The trek to Oklahoma was over about a thousand miles of inhospitable terrain. The going was tortuous for these agricultural, peace loving people. The trek was to become known as the Trail of Tears.
The result of this man’s failure as chief executive was 4,000 Cherokee children, women and men who died when they were driven like cattle to Oklahoma.
“I saw the helpless Cherokees arrested and dragged from their homes, and driven at the bayonet point into the stockades. And in the chill of a drizzling rain on an October morning I saw them loaded like cattle or sheep into six hundred and forty-five wagons and started toward the west…
On the morning of November the 17th we encountered a terrific sleet and snow storm with freezing temperatures and from that day until we reached the end of the fateful journey on March the 26th 1839, the sufferings of the Cherokees were awful. The trail of the exiles was a trail of death. They had to sleep in the wagons and on the ground without fire. And I have known as many as twenty-two of them to die in one night of pneumonia due to ill treatment, cold and exposure…”
-Private John G. Burnett
Captain Abraham McClellan’s Company,
2nd Regiment, 2nd Brigade, Mounted Infantry
Cherokee Indian Removal 1838-39
The land that the Cherokees arrived in was completely different to that they had left. No longer could they live a life as planters of corn and farmers of the land.
The once united tribe was now torn apart by internal vendettas, recriminations and, ultimately, civil war.
Sidebar: THE CREEK CONFEDERACY
(Historical tribes who were members of the Creek Confederacy)

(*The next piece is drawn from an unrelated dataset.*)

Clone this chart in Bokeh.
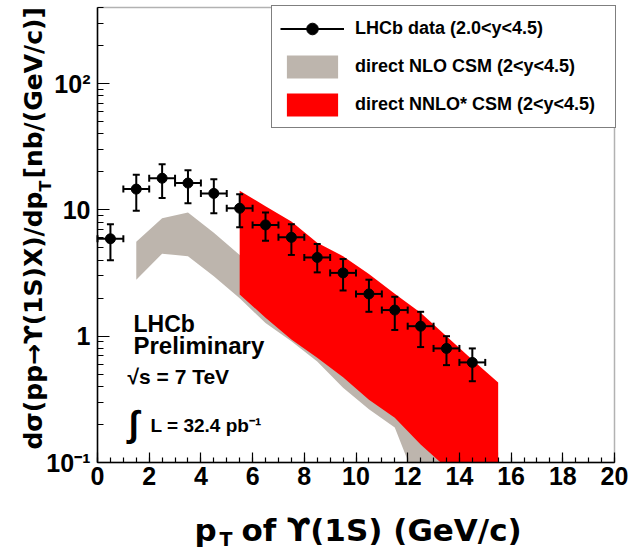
import math
from bokeh.plotting import figure
from bokeh.models import (ColumnDataSource, Whisker, TeeHead, FixedTicker, Label,
                          Legend, LegendItem, Range1d, BasicTickFormatter, BoxAnnotation)
from bokeh.embed import file_html
from bokeh.resources import INLINE

# ---------------- data ----------------
pt = [0.5, 1.5, 2.5, 3.5, 4.5, 5.5, 6.5, 7.5, 8.5, 9.5, 10.5, 11.5, 12.5, 13.5, 14.5]
pt_lo = [0, 1, 2, 3, 4, 5, 6, 7, 8, 9, 10, 11, 12, 13, 14]
pt_hi = [1, 2, 3, 4, 5, 6, 7, 8, 9, 10, 11, 12, 13, 14, 15]
xsec = [5.9, 14.6, 17.8, 16.3, 13.5, 10.3, 7.6, 6.06, 4.2, 3.17, 2.16, 1.61, 1.20, 0.80, 0.62]
err_up = [1.8, 4.4, 5.2, 4.3, 4.0, 3.0, 1.95, 1.64, 1.17, 0.91, 0.64, 0.44, 0.36, 0.20, 0.18]
err_dn = [1.9, 4.75, 5.4, 5.0, 4.1, 3.0, 1.9, 1.66, 1.0, 0.87, 0.60, 0.49, 0.38, 0.21, 0.18]

nlo_pt = [1.5, 2.5, 3.5, 4.5, 5.5, 6.5, 7.5, 8.5, 9.5, 10.5, 11.5, 12.5, 13.5, 14.5, 15.5]
nlo_high = [5.6, 8.6, 9.55, 6.6, 4.4, 3.0, 2.2, 1.5, 1.05, 0.72, 0.5, 0.35, 0.25, 0.17, 0.12]
nlo_low = [2.8, 4.5, 4.3, 2.98, 2.0, 1.27, 0.91, 0.63, 0.39, 0.264, 0.189, 0.057, 0.035, 0.02, 0.012]

nnlo_pt = [5.5, 6.5, 7.5, 8.5, 9.5, 10.5, 11.5, 12.5, 13.5, 14.5, 15.5]
nnlo_high = [14.2, 10.7, 8.1, 5.5, 4.3, 3.1, 2.17, 1.53, 1.0, 0.65, 0.43]
nnlo_low = [2.14, 1.40, 0.94, 0.675, 0.474, 0.314, 0.226, 0.139, 0.091, 0.06, 0.04]

x_ticks = [0, 2, 4, 6, 8, 10, 12, 14, 16, 18, 20]
x_minor = [i * 0.5 for i in range(41)]
y_ticks = [0.1, 1, 10, 100]
y_tick_labels = ["10⁻¹", "1", "10", "10²"]
y_minor = [m * d for d in (0.1, 1, 10, 100) for m in range(2, 10)]

X_MIN, X_MAX = 0, 20
Y_MIN, Y_MAX = 0.1, 400

# ---------------- layout (pixels) ----------------
W, H = 640, 551
BOX_L, BOX_R, BOX_T, BOX_B = 97, 614, 7, 462   # visible plot box on the canvas

FONT = "Liberation Sans"
TITLE_FONT = "DejaVu Sans"
GRAY = "#bdb5ad"
RED = "#ff0000"

px_per_x = (BOX_R - BOX_L) / (X_MAX - X_MIN)
x_start = X_MIN - BOX_L / px_per_x
x_end = X_MAX + (W - BOX_R) / px_per_x
px_per_dec = (BOX_B - BOX_T) / (math.log10(Y_MAX) - math.log10(Y_MIN))
y_start = 10 ** (math.log10(Y_MIN) - (H - BOX_B) / px_per_dec)
y_end = 10 ** (math.log10(Y_MAX) + BOX_T / px_per_dec)

p = figure(width=W, height=H, x_range=Range1d(x_start, x_end),
           y_range=Range1d(y_start, y_end), y_axis_type="log",
           output_backend="svg", toolbar_location=None,
           min_border=0, min_border_left=0, min_border_right=0,
           min_border_top=0, min_border_bottom=0)
p.grid.visible = False
p.outline_line_color = None
p.background_fill_color = "white"
p.border_fill_color = "white"

# axes, pinned to the plot box
p.xaxis.fixed_location = Y_MIN
p.yaxis.fixed_location = X_MIN
p.xaxis.bounds = (X_MIN, X_MAX)
p.yaxis.bounds = (Y_MIN, Y_MAX)
p.xaxis.ticker = FixedTicker(ticks=x_ticks, minor_ticks=x_minor)
p.yaxis.ticker = FixedTicker(ticks=y_ticks, minor_ticks=y_minor)
p.yaxis.formatter = BasicTickFormatter()
p.yaxis.major_label_overrides = {t: l for t, l in zip(y_ticks, y_tick_labels)}
for ax in (p.xaxis[0], p.yaxis[0]):
    ax.axis_line_width = 1.5
    ax.axis_line_color = "black"
    ax.major_tick_out = 0
    ax.minor_tick_out = 0
    ax.major_tick_line_color = "black"
    ax.minor_tick_line_color = "black"
    ax.major_tick_line_width = 1.2
    ax.minor_tick_line_width = 1.2
    ax.major_label_text_font = FONT
    ax.major_label_text_font_style = "bold"
    ax.major_label_text_font_size = "25px"
    ax.major_label_text_color = "black"
p.xaxis.major_tick_in = 10
p.xaxis.minor_tick_in = 5
p.xaxis.major_label_standoff = 4
p.yaxis.major_tick_in = 12
p.yaxis.minor_tick_in = 6
p.yaxis.major_label_standoff = 7

# bands
r_nlo = p.varea(x=nlo_pt, y1=nlo_low, y2=nlo_high, fill_color=GRAY, level="underlay")
r_nnlo = p.varea(x=nnlo_pt, y1=nnlo_low, y2=nnlo_high, fill_color=RED, level="underlay")

# hide whatever falls below the y minimum, then draw the plot box
p.add_layout(BoxAnnotation(top=Y_MIN, fill_color="white", fill_alpha=1.0,
                           line_alpha=0, level="glyph"))
p.add_layout(BoxAnnotation(left=X_MIN, right=X_MAX, bottom=Y_MIN, top=Y_MAX,
                           fill_alpha=0, line_color="black", line_width=1.5,
                           level="guide"))

# data
src = ColumnDataSource(dict(
    pt=pt, ptlo=pt_lo, pthi=pt_hi, xsec=xsec,
    hi=[y + e for y, e in zip(xsec, err_up)],
    lo=[y - e for y, e in zip(xsec, err_dn)],
))
r_h = p.segment(x0="ptlo", y0="xsec", x1="pthi", y1="xsec", source=src,
                line_color="black", line_width=2)
vw = Whisker(source=src, base="pt", upper="hi", lower="lo", dimension="height",
             line_color="black", line_width=2,
             upper_head=TeeHead(size=7, line_width=2, line_color="black"),
             lower_head=TeeHead(size=7, line_width=2, line_color="black"))
hw = Whisker(source=src, base="xsec", upper="pthi", lower="ptlo", dimension="width",
             line_alpha=0,
             upper_head=TeeHead(size=7, line_width=2, line_color="black"),
             lower_head=TeeHead(size=7, line_width=2, line_color="black"))
p.add_layout(vw)
p.add_layout(hw)
r_pts = p.scatter(x="pt", y="xsec", source=src, size=10, marker="circle",
                  fill_color="black", line_color="black")

# legend: top-right corner of the plot box
LEG_W, LEG_H = 343, 121
legend = Legend(items=[
    LegendItem(label="LHCb data (2.0<y<4.5)", renderers=[r_h, r_pts]),
    LegendItem(label="direct NLO CSM (2<y<4.5)", renderers=[r_nlo]),
    LegendItem(label="direct NNLO* CSM (2<y<4.5)", renderers=[r_nnlo]),
], location=(BOX_R - LEG_W, H - BOX_T - LEG_H), margin=0, padding=8, spacing=9,
   glyph_width=64, glyph_height=29, label_standoff=11, label_width=252, label_height=29,
   border_line_color="black", border_line_width=1.5, background_fill_color="white",
   background_fill_alpha=1.0,
   label_text_font=FONT, label_text_font_style="bold", label_text_font_size="18px",
   label_text_color="black")
p.add_layout(legend)


def lab(xc, yc, text, size, align="left", angle=0.0, font=FONT):
    """xc, yc: canvas pixels measured from the top-left corner."""
    p.add_layout(Label(x=xc, y=H - yc, x_units="screen", y_units="screen", text=text,
                       text_font=font, text_font_style="bold", text_font_size=size,
                       text_color="black", text_align=align, text_baseline="alphabetic",
                       angle=angle))


# in-plot annotations
lab(133, 323, "LHCb", "23px")
lab(133, 345, "Preliminary", "24px")
lab(127, 376, "√s = 7 TeV", "21px")
lab(128, 423, "∫", "36px")
lab(150, 425, "L = 32.4 pb⁻¹", "19px")

# x axis title
lab(194, 529, "p", "31px", font=TITLE_FONT)
lab(219, 538, "T", "19px", font=TITLE_FONT)
lab(241, 529, "of ϒ(1S) (GeV/c)", "31px", font=TITLE_FONT)

# y axis title (rotated)
lab(33, 191, "dσ(pp→ϒ(1S)X)/dp", "25px", align="right", angle=math.pi / 2, font=TITLE_FONT)
lab(45, 191, "T", "16px", angle=math.pi / 2, font=TITLE_FONT)
lab(33, 178, "[nb/(GeV/c)]", "25px", angle=math.pi / 2, font=TITLE_FONT)

open("out.html", "w").write(file_html(p, INLINE))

Most of the Creeks descended from groups living in six towns: Cusseta, Coweta, Areka, Coosa, Hoithle Waule, and Tuckabatchee, all within the confines of the future Alabama and Georgia. These groups most probably formed the confederacy. Later, the Creeks established the practice of adopting conquered tribes and accepting bands fleeing from English, French, and Spanish attacks. By these methods the Alabama, Coushatta, Hitchitee, Tuskegee, and Natchez Indians eventually became Creeks.